YOUR TASK =
Review the material line by line. Identify and copy every line that contains the string "React".

##############################

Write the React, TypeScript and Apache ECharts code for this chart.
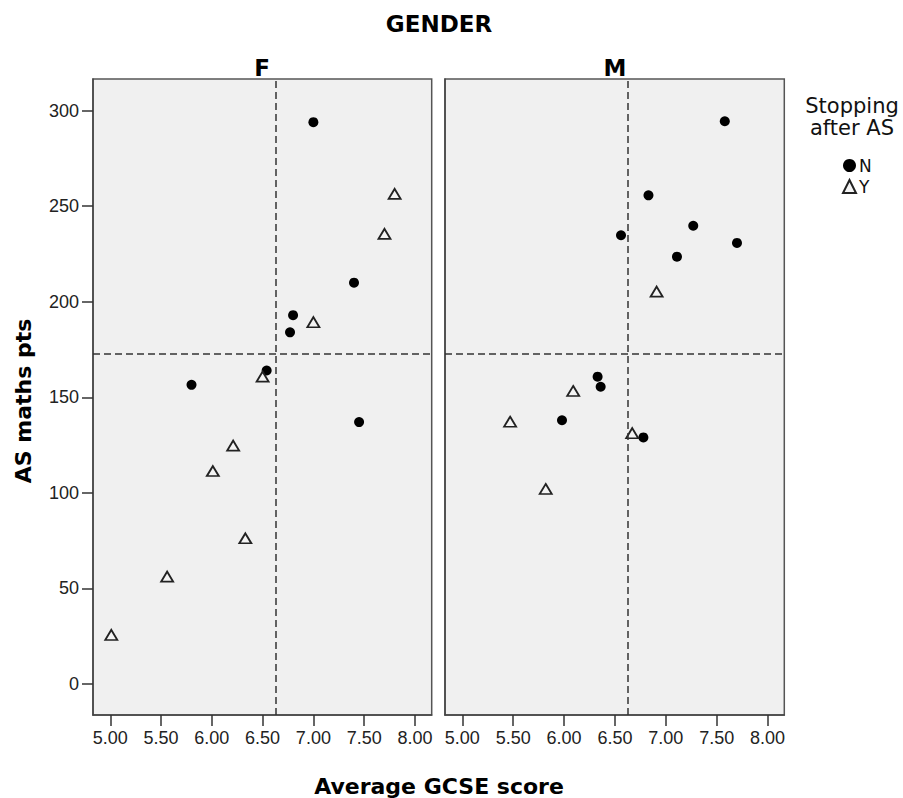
import React, { useEffect, useRef } from "react";
import * as echarts from "echarts";

// Average GCSE score (x) vs AS maths pts (y), by GENDER and Stopping after AS
const F_N: number[][] = [
  [7.0, 294], [7.4, 210], [6.8, 193], [6.77, 184], [6.54, 164], [5.8, 156.5], [7.45, 137],
];
const F_Y: number[][] = [
  [7.8, 256.5], [7.7, 235.5], [7.0, 189.3], [6.5, 160.8], [6.21, 124.7], [6.01, 111.4],
  [6.33, 76.2], [5.56, 56.1], [5.01, 25.6],
];
const M_N: number[][] = [
  [7.58, 294.5], [6.83, 255.7], [7.27, 239.8], [6.56, 234.8], [7.7, 230.8], [7.11, 223.6],
  [6.33, 160.8], [6.36, 155.5], [5.98, 138], [6.78, 129],
];
const M_Y: number[][] = [
  [6.91, 205.3], [6.09, 153.3], [5.47, 137.2], [6.67, 131.2], [5.82, 102],
];
const X_TICKS = [5, 5.5, 6, 6.5, 7, 7.5, 8];
const Y_TICKS = [0, 50, 100, 150, 200, 250, 300];
const MEAN_X = 6.63;
const MEAN_Y = 172.7;
const PANELS = ["F", "M"];

export default function App() {
  const ref = useRef<HTMLDivElement>(null);
  useEffect(() => {
    document.body.style.margin = "0";
    const chart = echarts.init(ref.current!, null, { renderer: "svg" });
    const tickFont = { fontSize: 18, fontFamily: "Liberation Sans, Arial", color: "#222" };
    const grids = [
      { left: 93, top: 79, width: 338.7, height: 636 },
      { left: 445, top: 79, width: 339.3, height: 636 },
    ].map((g) => ({
      ...g,
      show: true,
      backgroundColor: "#f0f0f0",
      borderColor: "#555",
      borderWidth: 1.5,
    }));
    const xAxes = [0, 1].map((i) => ({
      gridIndex: i,
      type: "value",
      min: 4.83,
      max: 8.165,
      axisLine: { show: true, onZero: false, lineStyle: { color: "#444", width: 1.5 } },
      axisTick: { show: true, length: 11, lineStyle: { color: "#333", width: 1.5 }, customValues: X_TICKS },
      axisLabel: { ...tickFont, margin: 14, customValues: X_TICKS, formatter: (v: number) => v.toFixed(2) },
      splitLine: { show: false },
    }));
    const yAxes = [0, 1].map((i) => ({
      gridIndex: i,
      type: "value",
      min: -16.3,
      max: 316.6,
      axisLine: { show: true, onZero: false, lineStyle: { color: "#444", width: 1.5 } },
      axisTick: { show: i === 0, length: 11, lineStyle: { color: "#333", width: 1.5 }, customValues: Y_TICKS },
      axisLabel: { show: i === 0, ...tickFont, margin: 14, customValues: Y_TICKS },
      splitLine: { show: false },
    }));
    const markLine = {
      silent: true,
      symbol: ["none", "none"],
      label: { show: false },
      lineStyle: { type: [7, 4], color: "#333", width: 1.5 },
      data: [{ xAxis: MEAN_X }, { yAxis: MEAN_Y }],
    };
    const nSeries = (data: number[][], i: number) => ({
      name: "N",
      type: "scatter",
      xAxisIndex: i,
      yAxisIndex: i,
      data,
      symbol: "circle",
      symbolSize: 10,
      itemStyle: { color: "#000", opacity: 1 },
      markLine,
      z: 3,
    });
    const ySeries = (data: number[][], i: number) => ({
      name: "Y",
      type: "scatter",
      xAxisIndex: i,
      yAxisIndex: i,
      data,
      symbol: "triangle",
      symbolSize: [12, 10],
      itemStyle: { color: "#f4f4f4", borderColor: "#222", borderWidth: 1.8, opacity: 1 },
      z: 3,
    });
    const titleFont = { fontFamily: "DejaVu Sans", fontWeight: "bold", fill: "#000" };
    chart.setOption({
      animation: false,
      grid: grids,
      xAxis: xAxes,
      yAxis: yAxes,
      legend: {
        data: ["N", "Y"],
        orient: "vertical",
        left: 837,
        top: 152,
        itemWidth: 13,
        itemHeight: 13,
        itemGap: 4,
        selectedMode: false,
        textStyle: { fontFamily: "DejaVu Sans", fontSize: 17, color: "#111", padding: [0, 0, 0, -2] },
      },
      series: [nSeries(F_N, 0), ySeries(F_Y, 0), nSeries(M_N, 1), ySeries(M_Y, 1)],
      graphic: [
        { type: "text", x: 439, y: 24, style: { ...titleFont, text: "GENDER", fontSize: 23, align: "center", verticalAlign: "middle" } },
        { type: "text", x: 262, y: 68, style: { ...titleFont, text: PANELS[0], fontSize: 23, align: "center", verticalAlign: "middle" } },
        { type: "text", x: 615, y: 68, style: { ...titleFont, text: PANELS[1], fontSize: 23, align: "center", verticalAlign: "middle" } },
        { type: "text", x: 439, y: 786, style: { ...titleFont, text: "Average GCSE score", fontSize: 22, align: "center", verticalAlign: "middle" } },
        { type: "text", x: 23, y: 401, rotation: Math.PI / 2, style: { ...titleFont, text: "AS maths pts", fontSize: 22, align: "center", verticalAlign: "middle" } },
        {
          type: "text",
          x: 852,
          y: 117,
          style: {
            text: "Stopping\nafter AS",
            fontFamily: "DejaVu Sans",
            fontSize: 21,
            lineHeight: 22,
            fill: "#111",
            align: "center",
            verticalAlign: "middle",
          },
        },
      ],
    });
    return () => chart.dispose();
  }, []);
  return <div ref={ref} style={{ width: 903, height: 798 }} />;
}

##############################

REPLY =
Write the React, TypeScript and Apache ECharts code for this chart.
import React, { useEffect, useRef } from "react";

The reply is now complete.